EXERCISE DETAILS:
Only the number is wanted: how many lines in the data contain "that"?

SUPPLIED RECORDS:
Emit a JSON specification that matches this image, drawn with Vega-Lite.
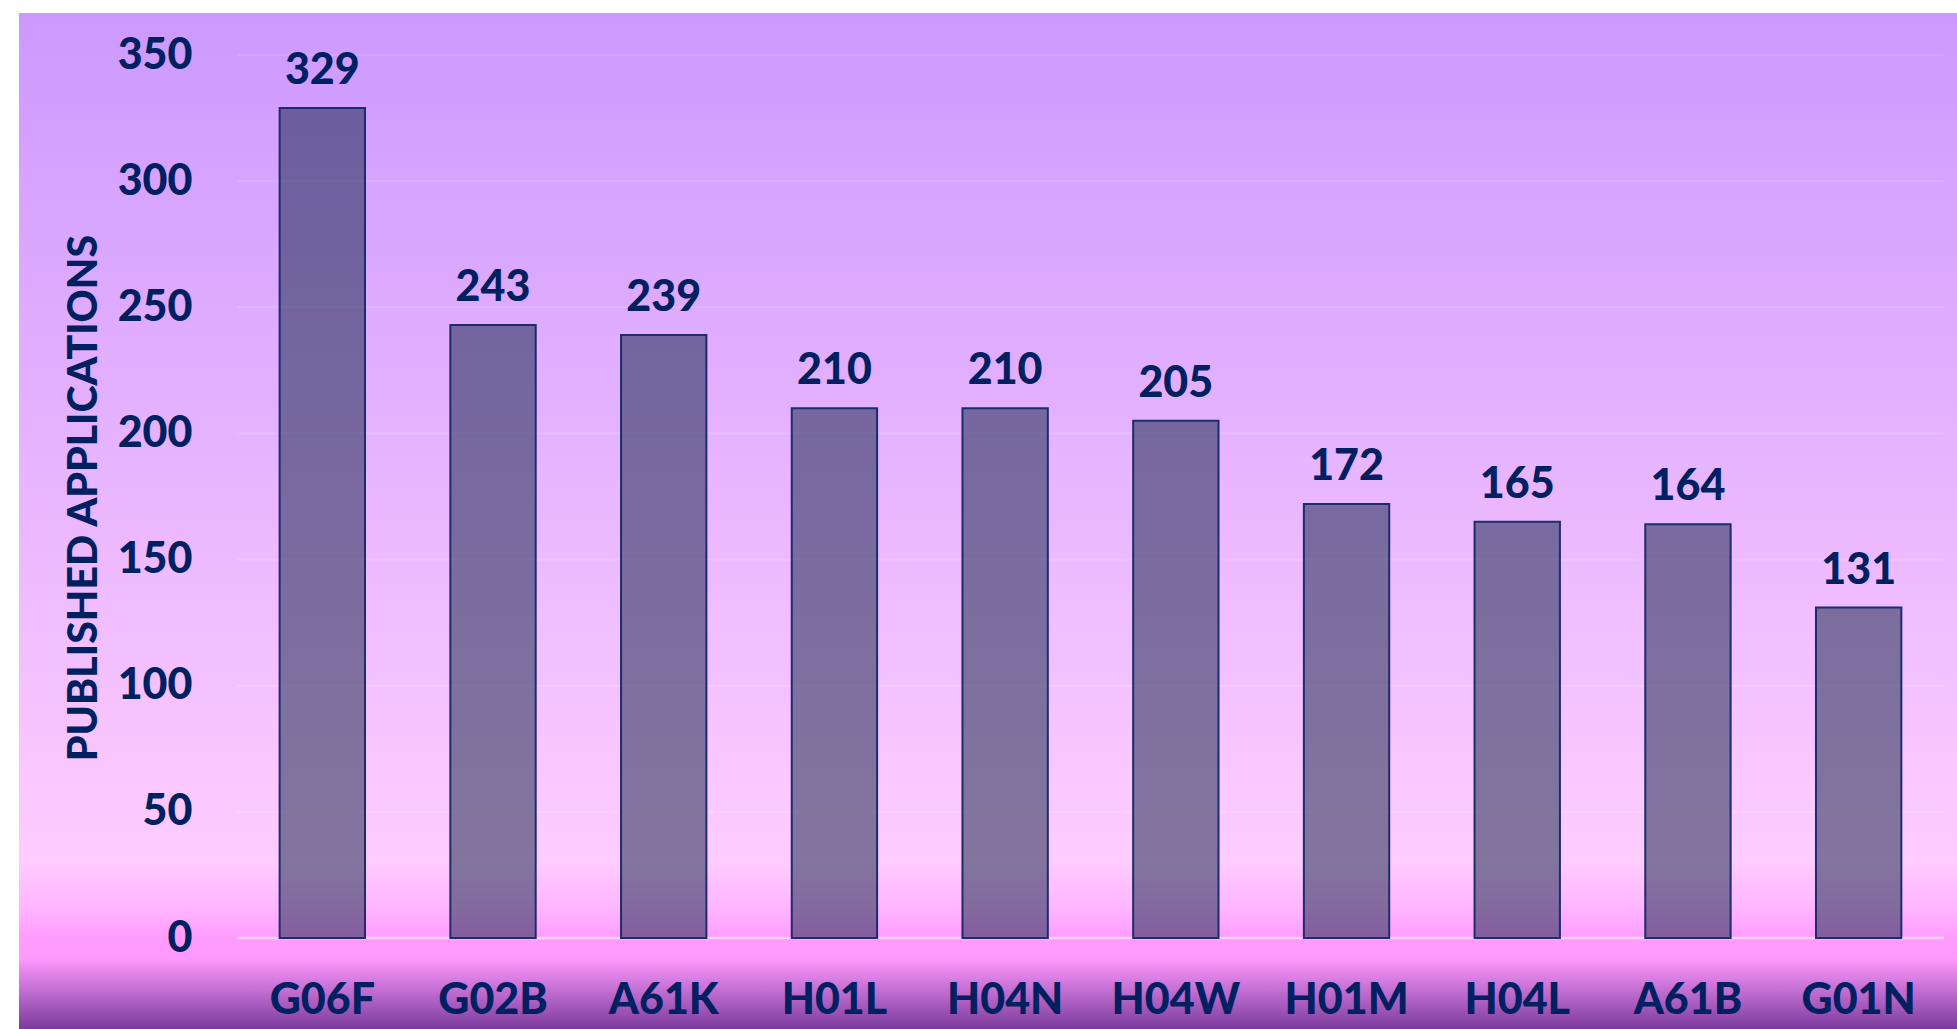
{
  "$schema": "https://vega.github.io/schema/vega-lite/v6.json",
  "width": 1938,
  "height": 1016,
  "autosize": {"type": "none"},
  "padding": {"left": 19, "top": 13, "right": 0, "bottom": 0},
  "background": "#FFFFFF",
  "view": {
    "stroke": null,
    "fill": {
      "gradient": "linear",
      "x1": 0, "y1": 0, "x2": 0, "y2": 1,
      "stops": [
        {"offset": 0, "color": "#CC99FF"},
        {"offset": 0.834, "color": "#FFCCFF"},
        {"offset": 0.88, "color": "#FFB6FF"},
        {"offset": 0.91, "color": "#FF9CFF"},
        {"offset": 0.93, "color": "#FF99FF"},
        {"offset": 1, "color": "#7A3B9C"}
      ]
    }
  },
  "config": {
    "axisX": {
      "orient": "bottom", "offset": -16, "labelBaseline": "alphabetic",
      "labelPadding": 0, "ticks": false, "domain": false, "grid": false, "labelAngle": 0,
      "labelFont": "Lato", "labelFontSize": 43, "labelFontWeight": 900, "labelColor": "#002060"
    },
    "axisY": {
      "grid": false, "ticks": false, "domain": false,
      "offset": -173, "labelPadding": 0, "labelAlign": "right", "labelBaseline": "middle",
      "labelFont": "Lato", "labelFontSize": 43, "labelFontWeight": 900, "labelColor": "#002060",
      "titleX": -108, "titleY": 484.5, "titleAngle": 270, "titleAlign": "center", "titleBaseline": "middle",
      "titleFont": "Lato", "titleFontSize": 41, "titleFontWeight": 900, "titleColor": "#002060"
    }
  },
  "datasets": {
    "bars": [
      {"code": "G06F", "n": 329},
      {"code": "G02B", "n": 243},
      {"code": "A61K", "n": 239},
      {"code": "H01L", "n": 210},
      {"code": "H04N", "n": 210},
      {"code": "H04W", "n": 205},
      {"code": "H01M", "n": 172},
      {"code": "H04L", "n": 165},
      {"code": "A61B", "n": 164},
      {"code": "G01N", "n": 131}
    ],
    "grid": [
      {"v": 0}, {"v": 50}, {"v": 100}, {"v": 150},
      {"v": 200}, {"v": 250}, {"v": 300}, {"v": 350}
    ]
  },
  "layer": [
    {
      "data": {"name": "grid"},
      "mark": {"type": "rule", "stroke": "#FFFFFF", "strokeWidth": 2.5},
      "encoding": {
        "y": {"field": "v", "type": "quantitative",
              "scale": {"domain": [-36.07, 366.65], "nice": false, "zero": false},
              "axis": {"title": "PUBLISHED APPLICATIONS", "values": [0, 50, 100, 150, 200, 250, 300, 350]}},
        "x": {"datum": "G06F", "type": "nominal", "bandPosition": -0.5,
              "scale": {"type": "band", "domain": ["G06F", "G02B", "A61K", "H01L", "H04N", "H04W", "H01M", "H04L", "A61B", "G01N"],
                        "paddingInner": 0.5, "paddingOuter": 0.9265, "align": 0.824},
              "axis": {"title": null}},
        "x2": {"datum": "G01N", "bandPosition": 1.5},
        "strokeOpacity": {"condition": {"test": "datum.v === 0", "value": 0.55}, "value": 0.12}
      }
    },
    {
      "data": {"name": "bars"},
      "mark": {"type": "bar", "fill": "#071D3F", "fillOpacity": 0.5, "stroke": "#1C2C6C", "strokeWidth": 2},
      "encoding": {
        "x": {
          "field": "code", "type": "nominal", "sort": null,
          "scale": {"type": "band", "domain": ["G06F", "G02B", "A61K", "H01L", "H04N", "H04W", "H01M", "H04L", "A61B", "G01N"],
                    "paddingInner": 0.5, "paddingOuter": 0.9265, "align": 0.824},
          "axis": {"title": null}
        },
        "y": {
          "field": "n", "type": "quantitative",
          "scale": {"domain": [-36.07, 366.65], "nice": false, "zero": false},
          "axis": {"title": "PUBLISHED APPLICATIONS", "values": [0, 50, 100, 150, 200, 250, 300, 350]}
        }
      }
    },
    {
      "data": {"name": "bars"},
      "mark": {"type": "text", "font": "Lato", "fontSize": 43, "fontWeight": 900, "color": "#002060",
               "align": "center", "baseline": "alphabetic", "dy": -24},
      "encoding": {
        "x": {"field": "code", "type": "nominal", "sort": null, "axis": {"title": null}},
        "y": {"field": "n", "type": "quantitative",
              "axis": {"title": "PUBLISHED APPLICATIONS", "values": [0, 50, 100, 150, 200, 250, 300, 350]}},
        "text": {"field": "n", "type": "quantitative", "format": "d"}
      }
    }
  ]
}
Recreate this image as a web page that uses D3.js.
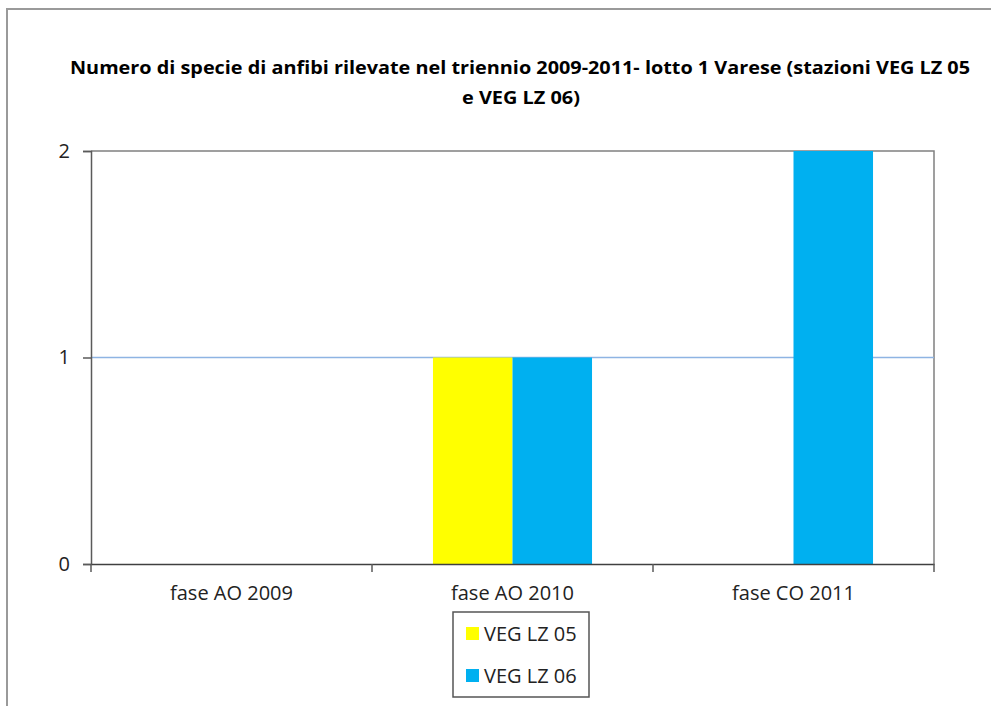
<!DOCTYPE html>
<html>
<head>
<meta charset="utf-8">
<script src="https://cdn.jsdelivr.net/npm/d3@7"></script>
<style>
  html, body { margin: 0; padding: 0; background: #fff; }
  svg { display: block; }
</style>
</head>
<body>
<svg id="chart" width="991" height="706"></svg>
<script>
// Data
const categories = ["fase AO 2009", "fase AO 2010", "fase CO 2011"];
const seriesNames = ["VEG LZ 05", "VEG LZ 06"];
const vegLZ05 = [0, 1, 0];
const vegLZ06 = [0, 1, 2];
const yTicks = [0, 1, 2];
const titleLines = [
  "Numero di specie di anfibi rilevate nel triennio 2009-2011- lotto 1 Varese (stazioni VEG LZ 05",
  "e VEG LZ 06)"
];
const colors = ["#ffff00", "#00b0f0"];

const svg = d3.select("#chart");
const font = "'Open Sans', 'Liberation Sans', sans-serif";

// Outer chart frame (right/bottom sides fall outside the view)
svg.append("rect")
  .attr("x", 7).attr("y", 9)
  .attr("width", 1010).attr("height", 720)
  .attr("fill", "#fff")
  .attr("stroke", "#9a9a9a").attr("stroke-width", 2);

// Title
const title = svg.append("g");
title.append("text")
  .attr("x", 520).attr("y", 74)
  .attr("text-anchor", "middle")
  .attr("font-family", font).attr("font-weight", "bold").attr("font-size", 18)
  .attr("textLength", 900).attr("lengthAdjust", "spacingAndGlyphs")
  .attr("fill", "#000")
  .text(titleLines[0]);
title.append("text")
  .attr("x", 521).attr("y", 104)
  .attr("text-anchor", "middle")
  .attr("font-family", font).attr("font-weight", "bold").attr("font-size", 18)
  .attr("textLength", 118).attr("lengthAdjust", "spacingAndGlyphs")
  .attr("fill", "#000")
  .text(titleLines[1]);

// Plot area
const plot = { left: 91, right: 934, top: 151, bottom: 564 };

const x = d3.scaleBand()
  .domain(categories)
  .range([plot.left, plot.right])
  .paddingInner(0).paddingOuter(0);

const groupPad = 0.217; // fraction of band left empty on each side
const xSeries = d3.scaleBand()
  .domain(seriesNames)
  .range([x.bandwidth() * groupPad, x.bandwidth() * (1 - groupPad)]);

const y = d3.scaleLinear()
  .domain([0, 2])
  .range([plot.bottom, plot.top]);

// Plot border (top and right) in gray
svg.append("path")
  .attr("d", `M${plot.left},${plot.top}H${plot.right}V${plot.bottom}`)
  .attr("fill", "none")
  .attr("stroke", "#808080").attr("stroke-width", 1.5);

// Gridlines (interior)
svg.append("g")
  .selectAll("line")
  .data(yTicks.filter(t => t > 0 && t < 2))
  .join("line")
  .attr("x1", plot.left).attr("x2", plot.right)
  .attr("y1", d => y(d)).attr("y2", d => y(d))
  .attr("stroke", "#8eb4e3").attr("stroke-width", 1.5);

// Bars
const rows = categories.map((c, i) => ({ cat: c, values: [vegLZ05[i], vegLZ06[i]] }));
const groups = svg.append("g")
  .selectAll("g")
  .data(rows)
  .join("g")
  .attr("transform", d => `translate(${x(d.cat)},0)`);

groups.selectAll("rect")
  .data(d => d.values.map((v, k) => ({ name: seriesNames[k], value: v, k })))
  .join("rect")
  .attr("x", d => xSeries(d.name))
  .attr("width", xSeries.bandwidth())
  .attr("y", d => y(d.value))
  .attr("height", d => y(0) - y(d.value))
  .attr("fill", d => colors[d.k]);

// Y axis
const yAxis = svg.append("g")
  .attr("transform", `translate(${plot.left},0)`)
  .call(d3.axisLeft(y).tickValues(yTicks).tickFormat(d3.format("d")).tickSize(8).tickPadding(13));
yAxis.select(".domain").attr("stroke", "#5a5a5a").attr("stroke-width", 1.5);
yAxis.selectAll(".tick line").attr("stroke", "#5a5a5a").attr("stroke-width", 1.5);
yAxis.selectAll(".tick text")
  .attr("font-family", font).attr("font-size", 20).attr("fill", "#222");

// X axis
const xAxis = svg.append("g")
  .attr("transform", `translate(0,${plot.bottom})`)
  .call(d3.axisBottom(x).tickSize(0).tickPadding(22));
xAxis.select(".domain").attr("stroke", "#404040").attr("stroke-width", 1.5);
xAxis.selectAll(".tick text")
  .attr("font-family", font).attr("font-size", 20).attr("fill", "#222");
// Category boundary tick marks
svg.append("g")
  .selectAll("line")
  .data(categories.map(c => x(c) + x.bandwidth()))
  .join("line")
  .attr("x1", d => d).attr("x2", d => d)
  .attr("y1", plot.bottom).attr("y2", plot.bottom + 8)
  .attr("stroke", "#5a5a5a").attr("stroke-width", 1.5);
svg.append("line")
  .attr("x1", plot.left).attr("x2", plot.left)
  .attr("y1", plot.bottom).attr("y2", plot.bottom + 8)
  .attr("stroke", "#5a5a5a").attr("stroke-width", 1.5);

// Legend
const legend = svg.append("g").attr("transform", "translate(453,612)");
legend.append("rect")
  .attr("width", 136).attr("height", 85)
  .attr("fill", "#fff")
  .attr("stroke", "#555").attr("stroke-width", 1.5);
const items = legend.selectAll("g.item")
  .data(seriesNames)
  .join("g")
  .attr("class", "item")
  .attr("transform", (d, i) => `translate(13,${15 + i * 42})`);
items.append("rect")
  .attr("width", 13).attr("height", 13)
  .attr("fill", (d, i) => colors[i]);
items.append("text")
  .attr("x", 18).attr("y", 14)
  .attr("font-family", font).attr("font-size", 20).attr("fill", "#222")
  .text(d => d);
</script>
</body>
</html>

WRITTEN REPLY:
2